As I was going to (finally) store it away in my SUN Hydraulics scrap box, a thought crossed my mind: "This is such a well-designed cartridge valve - it's a shame that its beauty stays hidden from our eyes!" A shame indeed - you really need to physically take it apart to see how it functions, because folks at SUN hydraulics made it their mission to never do justice to their designs in the cutaway drawings displayed on their otherwise well-polished website. This is what I am talking about:
This cutaway view is what's currently being displayed on the official DODS page. It has a whopping 397 by 163 pixels resolution that reminds me of the time when I worked at an office with a telefax machine that was connected to a land line and used rolls of thermal paper for printing. Props to you if this reference rings a bell.
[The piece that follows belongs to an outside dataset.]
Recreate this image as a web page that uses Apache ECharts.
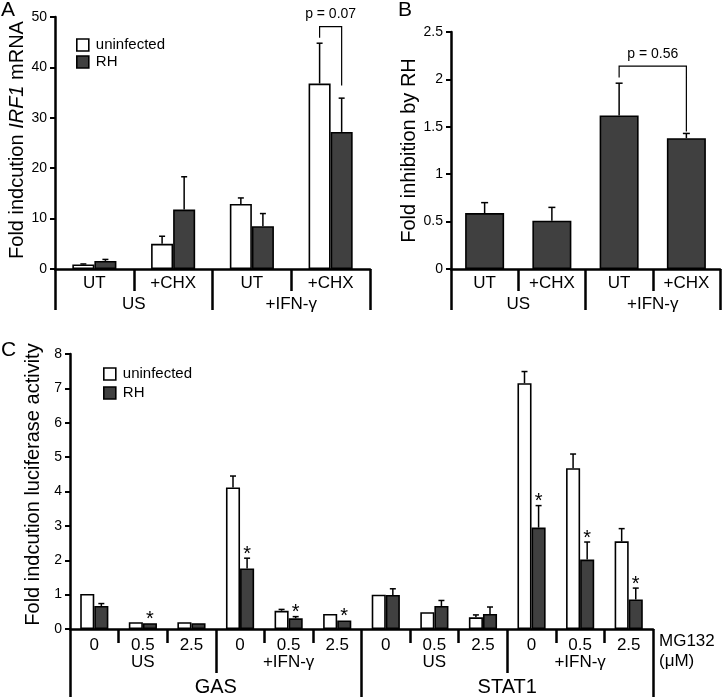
<!DOCTYPE html>
<html><head><meta charset="utf-8">
<script src="https://cdn.jsdelivr.net/npm/echarts@6/dist/echarts.min.js"></script>
<style>html,body{margin:0;padding:0;background:#fff}#c{width:722px;height:697px}</style>
</head><body><div id="c"></div>
<script>
// ---------- DATA ----------
const catsAB = ['UT', '+CHX', 'UT', '+CHX'];
const groupsAB = ['US', '+IFN-γ'];
const yTicksA = [0, 10, 20, 30, 40, 50];
const aUninf = [0.9, 5.0, 12.9, 36.8];
const aUninfErr = [0.1, 1.5, 1.2, 8.0];
const aRH = [1.6, 11.8, 8.5, 27.2];
const aRHErr = [0.3, 6.5, 2.5, 6.7];
const pA = { cats: [3, 3], sides: [-1, 1], top: 48.1, legs: [45.9, 36.4], text: 'p = 0.07' };

const yTicksB = [0, 0.5, 1, 1.5, 2, 2.5];
const bRatio = [0.59, 0.51, 1.62, 1.38];
const bErr = [0.11, 0.14, 0.34, 0.05];
const pB = { cats: [2, 3], sides: [0, 0], top: 2.14, legs: [2.02, 1.45], text: 'p = 0.56' };

const doseCats = ['0', '0.5', '2.5', '0', '0.5', '2.5', '0', '0.5', '2.5', '0', '0.5', '2.5'];
const treatCats = ['US', '+IFN-γ', 'US', '+IFN-γ'];
const reporterCats = ['GAS', 'STAT1'];
const yTicksC = [0, 1, 2, 3, 4, 5, 6, 7, 8];
const cUninf = [1.02, 0.2, 0.2, 4.12, 0.53, 0.44, 1.0, 0.49, 0.34, 7.15, 4.68, 2.55];
const cUninfErr = [0, 0, 0, 0.33, 0.04, 0, 0, 0, 0.07, 0.34, 0.41, 0.37];
const cRH = [0.67, 0.17, 0.17, 1.76, 0.31, 0.25, 0.99, 0.67, 0.44, 2.95, 2.02, 0.86];
const cRHErr = [0.07, 0, 0, 0.30, 0.05, 0, 0.18, 0.16, 0.20, 0.64, 0.51, 0.33];
const cStars = [0, 1, 0, 1, 1, 1, 0, 0, 0, 1, 1, 1];

// ---------- STYLE ----------
const FONT = '"Liberation Sans", Arial, sans-serif';
const INK = '#000';
const DARK = '#404040';
const uninfStyle = { color: '#fff', borderColor: INK, borderWidth: 1.6 };
const rhStyle = { color: DARK, borderColor: INK, borderWidth: 1.6 };

function yAxis(grid, ticks, name, gap, pad, rich) {
  return {
    type: 'value', gridIndex: grid, min: ticks[0], max: ticks[ticks.length - 1],
    interval: ticks[1] - ticks[0],
    axisLine: { show: true, lineStyle: { color: INK, width: 2.5 } },
    axisTick: { show: true, length: 5, lineStyle: { color: INK, width: 2 } },
    axisLabel: { color: INK, fontSize: 14, fontFamily: FONT, margin: 8 },
    splitLine: { show: false },
    name: name, nameLocation: 'middle', nameRotate: 90, nameGap: gap,
    nameTextStyle: { color: INK, fontSize: 20, fontFamily: FONT, padding: pad, rich: rich || {} }
  };
}
function xAxis(grid, data, offset, tickLen, margin, fontSize, showLine, extra) {
  return Object.assign({
    type: 'category', gridIndex: grid, data: data, position: 'bottom', offset: offset,
    axisLine: { show: showLine, onZero: false, lineStyle: { color: INK, width: 2.5 } },
    axisTick: { show: true, interval: 0, length: tickLen, lineStyle: { color: INK, width: 2.5 } },
    axisLabel: { interval: 0, color: INK, fontSize: fontSize, fontFamily: FONT, margin: margin },
    splitLine: { show: false }
  }, extra || {});
}
function errSeries(xi, yi, vals, errs, side, frac, stars, cap) {
  return {
    type: 'custom', xAxisIndex: xi, yAxisIndex: yi, z: 5, silent: true,
    data: vals.map((v, i) => [i, v, errs[i], stars ? stars[i] : 0]),
    renderItem: function (params, api) {
      const i = api.value(0), v = api.value(1), e = api.value(2), s = api.value(3);
      const band = api.size([1, 0])[0];
      const dx = side * band * frac / 2;
      const b = api.coord([i, v]);
      const t = api.coord([i, v + e]);
      const x = b[0] + dx;
      const ch = [];
      if (e > 0) {
        ch.push({ type: 'line', shape: { x1: x, y1: b[1], x2: x, y2: t[1] }, style: { stroke: INK, lineWidth: 1.5 } });
        ch.push({ type: 'line', shape: { x1: x - cap / 2, y1: t[1], x2: x + cap / 2, y2: t[1] }, style: { stroke: INK, lineWidth: 1.5 } });
      }
      if (s) {
        ch.push({ type: 'text', x: x, y: t[1] - 4, style: { text: '*', fill: INK, font: '20px ' + FONT, align: 'center', verticalAlign: 'middle' } });
      }
      return { type: 'group', children: ch };
    }
  };
}
function bracketSeries(xi, yi, p, frac) {
  return {
    type: 'custom', xAxisIndex: xi, yAxisIndex: yi, z: 5, silent: true,
    data: [[p.cats[0], p.top, p.cats[1], p.legs[0], p.legs[1]]],
    renderItem: function (params, api) {
      const band = api.size([1, 0])[0];
      const xl = api.coord([api.value(0), 0])[0] + p.sides[0] * band * frac / 2;
      const xr = api.coord([api.value(2), 0])[0] + p.sides[1] * band * frac / 2;
      const yt = api.coord([0, api.value(1)])[1];
      const yl = api.coord([0, api.value(3)])[1];
      const yr = api.coord([0, api.value(4)])[1];
      return { type: 'group', children: [
        { type: 'polyline', shape: { points: [[xl, yl], [xl, yt], [xr, yt], [xr, yr]] }, style: { stroke: INK, lineWidth: 1.2, fill: null } },
        { type: 'text', x: (xl + xr) / 2, y: yt - 12, style: { text: p.text, fill: INK, font: '14px ' + FONT, align: 'center', verticalAlign: 'middle' } }
      ] };
    }
  };
}
function legend(left, top, gap) {
  return {
    left: left, top: top, orient: 'vertical', padding: 0, itemWidth: 12, itemHeight: 12, itemGap: gap,
    icon: 'rect', selectedMode: false,
    textStyle: { color: INK, fontSize: 15, fontFamily: FONT, lineHeight: 16, padding: [0, 0, 0, 2] },
    data: [{ name: 'uninfected', itemStyle: uninfStyle }, { name: 'RH', itemStyle: rhStyle }]
  };
}

const option = {
  animation: false,
  backgroundColor: '#fff',
  title: [
    { text: 'A', left: 1, top: 0, padding: 0, textStyle: { fontSize: 21, fontWeight: 'normal', color: INK, fontFamily: FONT } },
    { text: 'B', left: 398, top: 0, padding: 0, textStyle: { fontSize: 21, fontWeight: 'normal', color: INK, fontFamily: FONT } },
    { text: 'C', left: 1, top: 340, padding: 0, textStyle: { fontSize: 21, fontWeight: 'normal', color: INK, fontFamily: FONT } }
  ],
  legend: [legend(76, 37, 1), legend(103, 366, 3)],
  grid: [
    { left: 55, top: 17, width: 315, height: 252 },
    { left: 451, top: 32, width: 269, height: 237 },
    { left: 70, top: 354, width: 583, height: 275 }
  ],
  xAxis: [
    xAxis(0, catsAB, 0, 22, 6, 17, true),
    xAxis(0, groupsAB, 22, 19, 5, 17, false),
    xAxis(1, catsAB, 0, 22, 6, 17, true),
    xAxis(1, groupsAB, 22, 19, 5, 17, false),
    xAxis(2, doseCats, 0, 14, 8, 17, true, {
      name: 'MG132\n(μM)', nameLocation: 'end', nameGap: 6,
      nameTextStyle: { color: INK, fontSize: 17, fontFamily: FONT, align: 'left', verticalAlign: 'top', lineHeight: 20, padding: [2, 0, 0, 0] }
    }),
    xAxis(2, treatCats, 14, 30, 11, 17, false),
    xAxis(2, reporterCats, 44, 24, 4, 20, false)
  ],
  yAxis: [
    yAxis(0, yTicksA, 'Fold indcution {i|IRF1} mRNA', 25, [0, 0, 0, 6], { i: { fontStyle: 'italic', fontSize: 20, fontFamily: FONT, color: INK } }),
    yAxis(1, yTicksB, 'Fold inhibition by RH', 32, [0, 0, 0, 0]),
    yAxis(2, yTicksC, 'Fold indcution luciferase activity', 19, [0, 0, 0, 14])
  ],
  series: [
    { type: 'bar', name: 'uninfected', xAxisIndex: 0, yAxisIndex: 0, data: aUninf, barWidth: '28%', barGap: '0%', itemStyle: uninfStyle },
    { type: 'bar', name: 'RH', xAxisIndex: 0, yAxisIndex: 0, data: aRH, barWidth: '28%', barGap: '0%', itemStyle: rhStyle },
    errSeries(0, 0, aUninf, aUninfErr, -1, 0.28, null, 6),
    errSeries(0, 0, aRH, aRHErr, 1, 0.28, null, 6),
    bracketSeries(0, 0, pA, 0.28),
    { type: 'bar', name: 'Fold inhibition by RH', xAxisIndex: 2, yAxisIndex: 1, data: bRatio, barWidth: '58%', itemStyle: rhStyle },
    errSeries(2, 1, bRatio, bErr, 0, 0.58, null, 7),
    bracketSeries(2, 1, pB, 0.58),
    { type: 'bar', name: 'uninfected', xAxisIndex: 4, yAxisIndex: 2, data: cUninf, barWidth: '29%', barGap: '0%', itemStyle: uninfStyle },
    { type: 'bar', name: 'RH', xAxisIndex: 4, yAxisIndex: 2, data: cRH, barWidth: '29%', barGap: '0%', itemStyle: rhStyle },
    errSeries(4, 2, cUninf, cUninfErr, -1, 0.29, null, 6),
    errSeries(4, 2, cRH, cRHErr, 1, 0.29, cStars, 6)
  ]
};
const chart = echarts.init(document.getElementById('c'), null, { renderer: 'canvas' });
chart.setOption(option);
</script></body></html>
I wonder if there's a whole department that decides on the exact amount of blurriness and pixelation a public cutaway view of a cartridge must have to make it look exactly between "good" and "bad." I don't think I'll ever understand this, but since I have this particular cartridge valve - the DODSXHN - lying in front of me in bits and pieces, I guess I can make a drawing of my own.
This is a normally-open, pilot-to-close, balanced-poppet cartridge valve. I hope that my model makes its function super clear, and you can see how this design balances out the work-port pressure-induced forces acting on the poppet. Also, note the floating-style construction that prevents the internal parts from deforming and consequently binding due to excessive installation torque or a slight cavity misalignment, and also the fact that both the drain and the pilot ports are positively sealed. I wonder what would be the drain flow? One drop per... week? A note: these drawings do not contain the (infamous) plastic retainer ring that holds the nose of the cartridge in place.
I believe that studying designs of cartridge valves is important for hydraulic technicians because it arms us with a unique knowledge of how they function internally and, consequently, allows us to imagine the ways they can fail, which is invaluable when diagnosing hydraulic equipment that employs such valves.